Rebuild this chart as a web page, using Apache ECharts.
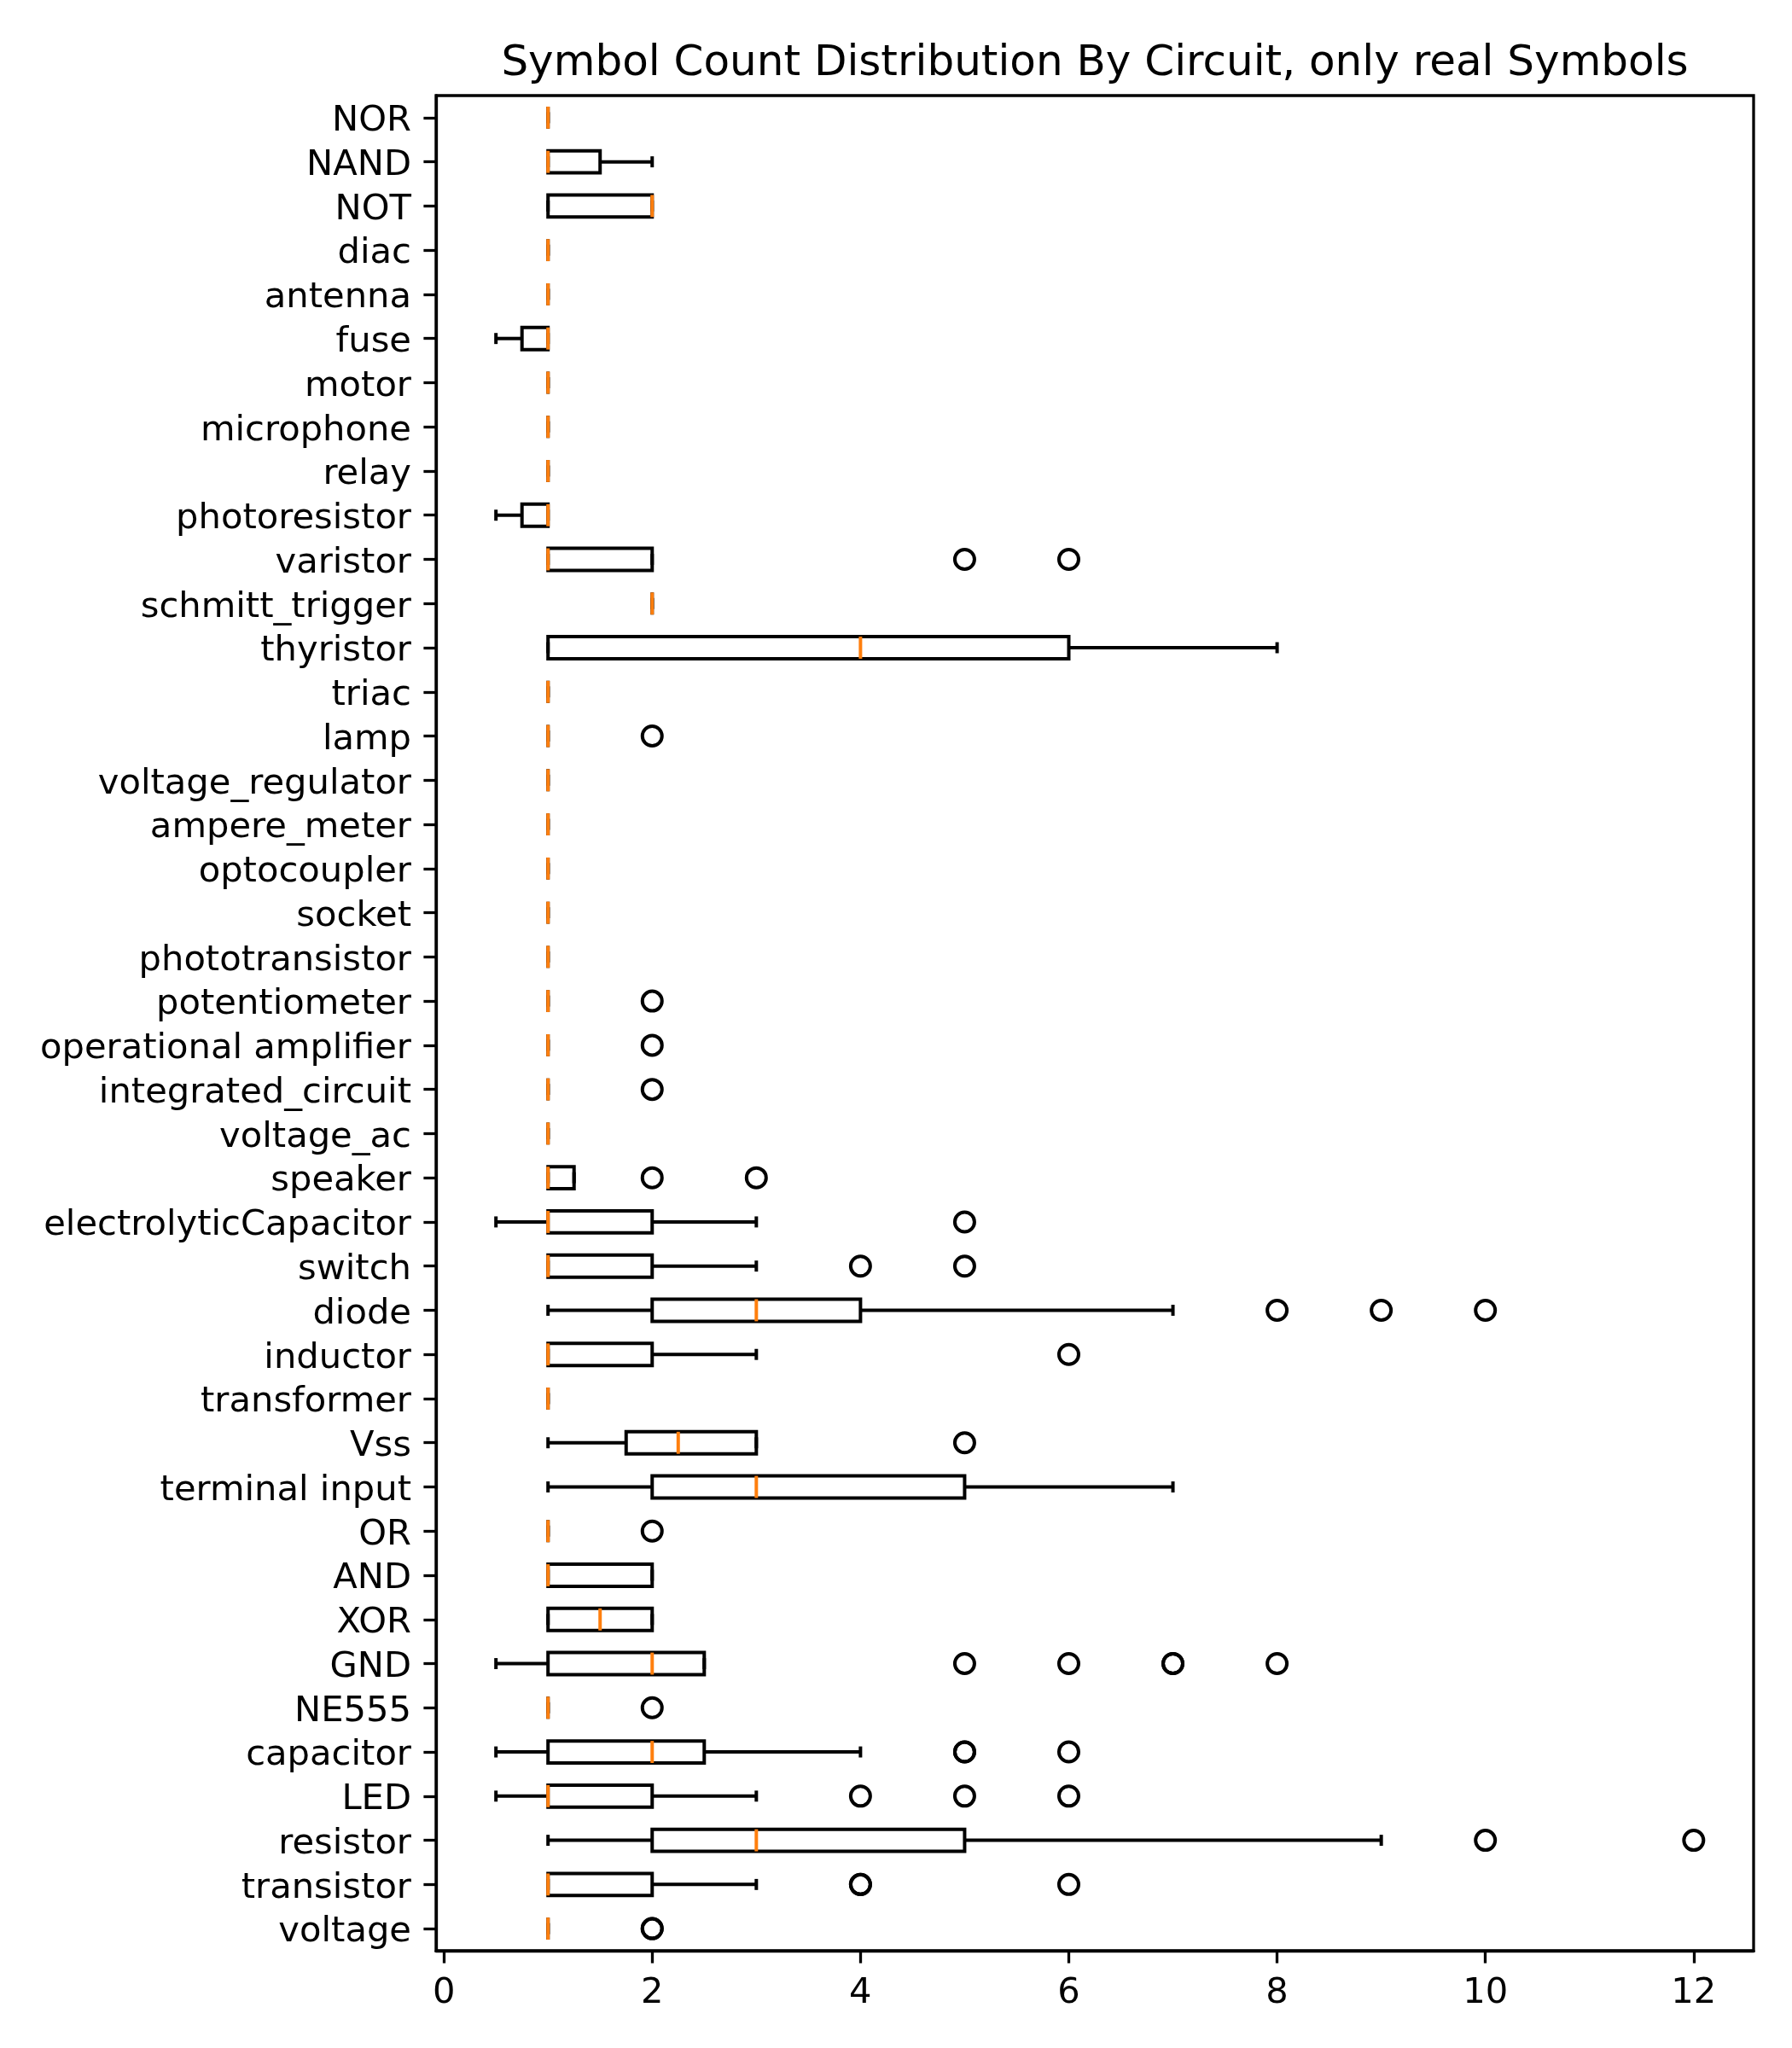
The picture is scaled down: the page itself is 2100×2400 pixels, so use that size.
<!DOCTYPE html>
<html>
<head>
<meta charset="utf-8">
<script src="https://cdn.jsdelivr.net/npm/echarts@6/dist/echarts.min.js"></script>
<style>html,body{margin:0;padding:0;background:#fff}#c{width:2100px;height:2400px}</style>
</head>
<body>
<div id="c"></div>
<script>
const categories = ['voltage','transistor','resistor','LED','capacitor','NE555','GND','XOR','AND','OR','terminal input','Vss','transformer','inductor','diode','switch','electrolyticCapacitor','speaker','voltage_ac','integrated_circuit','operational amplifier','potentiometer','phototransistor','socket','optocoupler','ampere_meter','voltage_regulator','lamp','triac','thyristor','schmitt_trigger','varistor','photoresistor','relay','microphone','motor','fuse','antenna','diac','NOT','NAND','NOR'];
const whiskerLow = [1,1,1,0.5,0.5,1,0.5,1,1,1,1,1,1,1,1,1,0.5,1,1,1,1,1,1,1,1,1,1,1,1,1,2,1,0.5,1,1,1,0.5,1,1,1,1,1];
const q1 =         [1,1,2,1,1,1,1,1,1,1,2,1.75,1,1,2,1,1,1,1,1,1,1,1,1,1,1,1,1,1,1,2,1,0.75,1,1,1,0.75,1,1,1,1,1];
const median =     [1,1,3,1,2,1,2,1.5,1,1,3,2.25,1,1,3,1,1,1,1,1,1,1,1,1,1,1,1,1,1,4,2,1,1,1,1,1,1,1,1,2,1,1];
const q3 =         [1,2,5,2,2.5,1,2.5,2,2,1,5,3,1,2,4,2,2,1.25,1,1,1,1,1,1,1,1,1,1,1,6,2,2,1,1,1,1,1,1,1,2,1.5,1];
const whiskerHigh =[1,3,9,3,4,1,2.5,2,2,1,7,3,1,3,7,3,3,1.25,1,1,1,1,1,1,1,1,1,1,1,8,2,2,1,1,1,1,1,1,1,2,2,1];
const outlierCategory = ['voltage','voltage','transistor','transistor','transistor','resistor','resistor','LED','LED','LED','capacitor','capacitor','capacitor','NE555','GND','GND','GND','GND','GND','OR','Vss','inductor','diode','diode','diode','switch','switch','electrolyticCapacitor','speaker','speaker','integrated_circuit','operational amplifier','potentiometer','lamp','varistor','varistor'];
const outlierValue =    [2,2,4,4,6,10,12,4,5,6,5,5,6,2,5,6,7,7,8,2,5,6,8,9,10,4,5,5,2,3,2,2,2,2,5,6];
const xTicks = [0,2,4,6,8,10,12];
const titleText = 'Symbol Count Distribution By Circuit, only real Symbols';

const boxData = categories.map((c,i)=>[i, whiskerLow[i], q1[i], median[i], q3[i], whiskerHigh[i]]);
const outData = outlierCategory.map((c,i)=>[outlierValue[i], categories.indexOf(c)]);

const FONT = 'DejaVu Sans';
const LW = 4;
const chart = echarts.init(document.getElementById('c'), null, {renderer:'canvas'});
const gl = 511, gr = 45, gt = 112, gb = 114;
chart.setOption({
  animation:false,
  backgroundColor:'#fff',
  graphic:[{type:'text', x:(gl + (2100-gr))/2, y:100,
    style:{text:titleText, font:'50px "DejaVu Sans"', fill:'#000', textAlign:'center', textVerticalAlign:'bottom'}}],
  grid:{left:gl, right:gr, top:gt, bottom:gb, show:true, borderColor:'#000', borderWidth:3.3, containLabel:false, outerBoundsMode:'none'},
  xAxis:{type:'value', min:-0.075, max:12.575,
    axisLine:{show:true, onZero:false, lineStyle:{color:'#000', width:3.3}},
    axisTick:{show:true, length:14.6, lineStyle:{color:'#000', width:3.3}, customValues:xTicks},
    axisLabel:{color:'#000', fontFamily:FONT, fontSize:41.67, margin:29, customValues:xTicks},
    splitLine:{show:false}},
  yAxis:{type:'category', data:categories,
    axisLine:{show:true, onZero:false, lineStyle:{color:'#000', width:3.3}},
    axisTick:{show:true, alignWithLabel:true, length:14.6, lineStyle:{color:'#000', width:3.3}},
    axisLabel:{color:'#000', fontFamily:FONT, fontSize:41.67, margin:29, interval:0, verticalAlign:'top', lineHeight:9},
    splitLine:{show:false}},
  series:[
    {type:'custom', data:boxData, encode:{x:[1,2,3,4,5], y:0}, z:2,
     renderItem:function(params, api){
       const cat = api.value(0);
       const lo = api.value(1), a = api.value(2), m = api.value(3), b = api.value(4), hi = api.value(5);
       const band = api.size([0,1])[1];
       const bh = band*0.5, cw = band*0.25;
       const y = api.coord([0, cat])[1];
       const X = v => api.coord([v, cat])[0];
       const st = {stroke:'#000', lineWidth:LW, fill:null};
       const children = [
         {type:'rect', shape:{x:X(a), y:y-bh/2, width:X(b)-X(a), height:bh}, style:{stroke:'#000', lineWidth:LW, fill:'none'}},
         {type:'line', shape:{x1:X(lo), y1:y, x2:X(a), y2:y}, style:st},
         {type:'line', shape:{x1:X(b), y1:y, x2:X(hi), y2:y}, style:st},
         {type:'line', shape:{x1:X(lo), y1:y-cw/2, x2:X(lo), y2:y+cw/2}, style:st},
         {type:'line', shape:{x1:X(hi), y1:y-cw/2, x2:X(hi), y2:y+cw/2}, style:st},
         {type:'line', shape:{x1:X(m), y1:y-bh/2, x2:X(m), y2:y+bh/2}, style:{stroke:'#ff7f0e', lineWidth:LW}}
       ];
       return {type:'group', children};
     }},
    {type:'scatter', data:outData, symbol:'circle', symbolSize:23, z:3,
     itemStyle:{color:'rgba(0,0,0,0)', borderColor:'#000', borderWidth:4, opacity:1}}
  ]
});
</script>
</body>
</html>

------------------------------------------------------------------------

What the exercise asks:
Make an exact copy of the whole listing, but don't bring over any pictures.

Answer below:
Rebuild this chart as a web page, using Apache ECharts.
The picture is scaled down: the page itself is 2100×2400 pixels, so use that size.
<!DOCTYPE html>
<html>
<head>
<meta charset="utf-8">
<script src="https://cdn.jsdelivr.net/npm/echarts@6/dist/echarts.min.js"></script>
<style>html,body{margin:0;padding:0;background:#fff}#c{width:2100px;height:2400px}</style>
</head>
<body>
<div id="c"></div>
<script>
const categories = ['voltage','transistor','resistor','LED','capacitor','NE555','GND','XOR','AND','OR','terminal input','Vss','transformer','inductor','diode','switch','electrolyticCapacitor','speaker','voltage_ac','integrated_circuit','operational amplifier','potentiometer','phototransistor','socket','optocoupler','ampere_meter','voltage_regulator','lamp','triac','thyristor','schmitt_trigger','varistor','photoresistor','relay','microphone','motor','fuse','antenna','diac','NOT','NAND','NOR'];
const whiskerLow = [1,1,1,0.5,0.5,1,0.5,1,1,1,1,1,1,1,1,1,0.5,1,1,1,1,1,1,1,1,1,1,1,1,1,2,1,0.5,1,1,1,0.5,1,1,1,1,1];
const q1 =         [1,1,2,1,1,1,1,1,1,1,2,1.75,1,1,2,1,1,1,1,1,1,1,1,1,1,1,1,1,1,1,2,1,0.75,1,1,1,0.75,1,1,1,1,1];
const median =     [1,1,3,1,2,1,2,1.5,1,1,3,2.25,1,1,3,1,1,1,1,1,1,1,1,1,1,1,1,1,1,4,2,1,1,1,1,1,1,1,1,2,1,1];
const q3 =         [1,2,5,2,2.5,1,2.5,2,2,1,5,3,1,2,4,2,2,1.25,1,1,1,1,1,1,1,1,1,1,1,6,2,2,1,1,1,1,1,1,1,2,1.5,1];
const whiskerHigh =[1,3,9,3,4,1,2.5,2,2,1,7,3,1,3,7,3,3,1.25,1,1,1,1,1,1,1,1,1,1,1,8,2,2,1,1,1,1,1,1,1,2,2,1];
const outlierCategory = ['voltage','voltage','transistor','transistor','transistor','resistor','resistor','LED','LED','LED','capacitor','capacitor','capacitor','NE555','GND','GND','GND','GND','GND','OR','Vss','inductor','diode','diode','diode','switch','switch','electrolyticCapacitor','speaker','speaker','integrated_circuit','operational amplifier','potentiometer','lamp','varistor','varistor'];
const outlierValue =    [2,2,4,4,6,10,12,4,5,6,5,5,6,2,5,6,7,7,8,2,5,6,8,9,10,4,5,5,2,3,2,2,2,2,5,6];
const xTicks = [0,2,4,6,8,10,12];
const titleText = 'Symbol Count Distribution By Circuit, only real Symbols';

const boxData = categories.map((c,i)=>[i, whiskerLow[i], q1[i], median[i], q3[i], whiskerHigh[i]]);
const outData = outlierCategory.map((c,i)=>[outlierValue[i], categories.indexOf(c)]);

const FONT = 'DejaVu Sans';
const LW = 4;
const chart = echarts.init(document.getElementById('c'), null, {renderer:'canvas'});
const gl = 511, gr = 45, gt = 112, gb = 114;
chart.setOption({
  animation:false,
  backgroundColor:'#fff',
  graphic:[{type:'text', x:(gl + (2100-gr))/2, y:100,
    style:{text:titleText, font:'50px "DejaVu Sans"', fill:'#000', textAlign:'center', textVerticalAlign:'bottom'}}],
  grid:{left:gl, right:gr, top:gt, bottom:gb, show:true, borderColor:'#000', borderWidth:3.3, containLabel:false, outerBoundsMode:'none'},
  xAxis:{type:'value', min:-0.075, max:12.575,
    axisLine:{show:true, onZero:false, lineStyle:{color:'#000', width:3.3}},
    axisTick:{show:true, length:14.6, lineStyle:{color:'#000', width:3.3}, customValues:xTicks},
    axisLabel:{color:'#000', fontFamily:FONT, fontSize:41.67, margin:29, customValues:xTicks},
    splitLine:{show:false}},
  yAxis:{type:'category', data:categories,
    axisLine:{show:true, onZero:false, lineStyle:{color:'#000', width:3.3}},
    axisTick:{show:true, alignWithLabel:true, length:14.6, lineStyle:{color:'#000', width:3.3}},
    axisLabel:{color:'#000', fontFamily:FONT, fontSize:41.67, margin:29, interval:0, verticalAlign:'top', lineHeight:9},
    splitLine:{show:false}},
  series:[
    {type:'custom', data:boxData, encode:{x:[1,2,3,4,5], y:0}, z:2,
     renderItem:function(params, api){
       const cat = api.value(0);
       const lo = api.value(1), a = api.value(2), m = api.value(3), b = api.value(4), hi = api.value(5);
       const band = api.size([0,1])[1];
       const bh = band*0.5, cw = band*0.25;
       const y = api.coord([0, cat])[1];
       const X = v => api.coord([v, cat])[0];
       const st = {stroke:'#000', lineWidth:LW, fill:null};
       const children = [
         {type:'rect', shape:{x:X(a), y:y-bh/2, width:X(b)-X(a), height:bh}, style:{stroke:'#000', lineWidth:LW, fill:'none'}},
         {type:'line', shape:{x1:X(lo), y1:y, x2:X(a), y2:y}, style:st},
         {type:'line', shape:{x1:X(b), y1:y, x2:X(hi), y2:y}, style:st},
         {type:'line', shape:{x1:X(lo), y1:y-cw/2, x2:X(lo), y2:y+cw/2}, style:st},
         {type:'line', shape:{x1:X(hi), y1:y-cw/2, x2:X(hi), y2:y+cw/2}, style:st},
         {type:'line', shape:{x1:X(m), y1:y-bh/2, x2:X(m), y2:y+bh/2}, style:{stroke:'#ff7f0e', lineWidth:LW}}
       ];
       return {type:'group', children};
     }},
    {type:'scatter', data:outData, symbol:'circle', symbolSize:23, z:3,
     itemStyle:{color:'rgba(0,0,0,0)', borderColor:'#000', borderWidth:4, opacity:1}}
  ]
});
</script>
</body>
</html>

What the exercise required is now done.